ReTuna has been around since 2015, and it was designed to tackle Sweden’s problem of rising consumption. It is the first mall in the world that focuses on sustainable shopping, and the company wants to make it easier for people to find valuable, pre-loved goods by putting secondhand stores under one roof instead of consumers having to search for thrift stores throughout the city.
“I think it’s fun to find something that people have used, and we can use further,” said Cato Limas, a ReTuna customer. “If you look at the things they’re selling here, they’re almost new. So actually, why bother buying new stuff?” During their first visit to the secondhand mall, Limas and his girlfriend spent about $7 and came away with a bag full of toys and keepsakes for their newborn baby.

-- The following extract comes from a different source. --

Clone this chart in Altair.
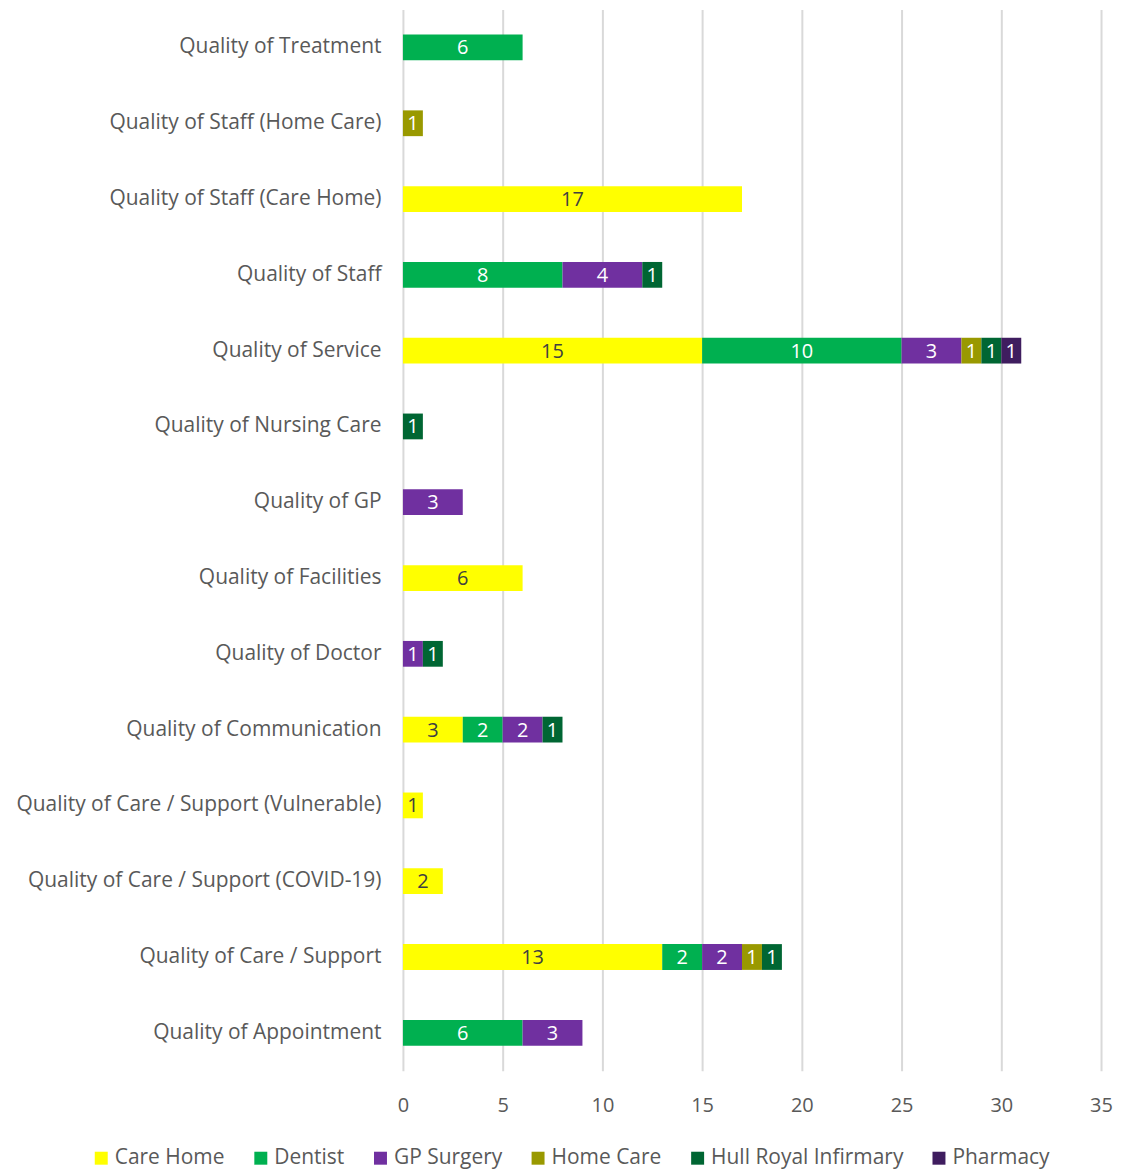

Nearly every item on sale is from public donations, which are dropped off at the mall’s drive-thru depot. The mall’s 11 stores include a vintage furniture outlet, a bookstore and a bicycle shop. Stores that sign a contract with ReTuna must also commit to zero-waste.
More than 50 people work at the complex, and it has played a role in generating employment for immigrants in the area. Many of the stores take part in a Swedish national program that subsidizes salaries of new residents for up to two years. ReTuna also offers adult education courses that focus on design-based recycling.
Sweden has been a longtime leader when it comes to sustainability. More than 99 percent of the country’s ordinary household waste is recycled, and separating trash for recycling has been a common practice for Swedes since the 1980s. The country has also passed legislation to reach its goal of net-zero greenhouse gas emissions by 2045.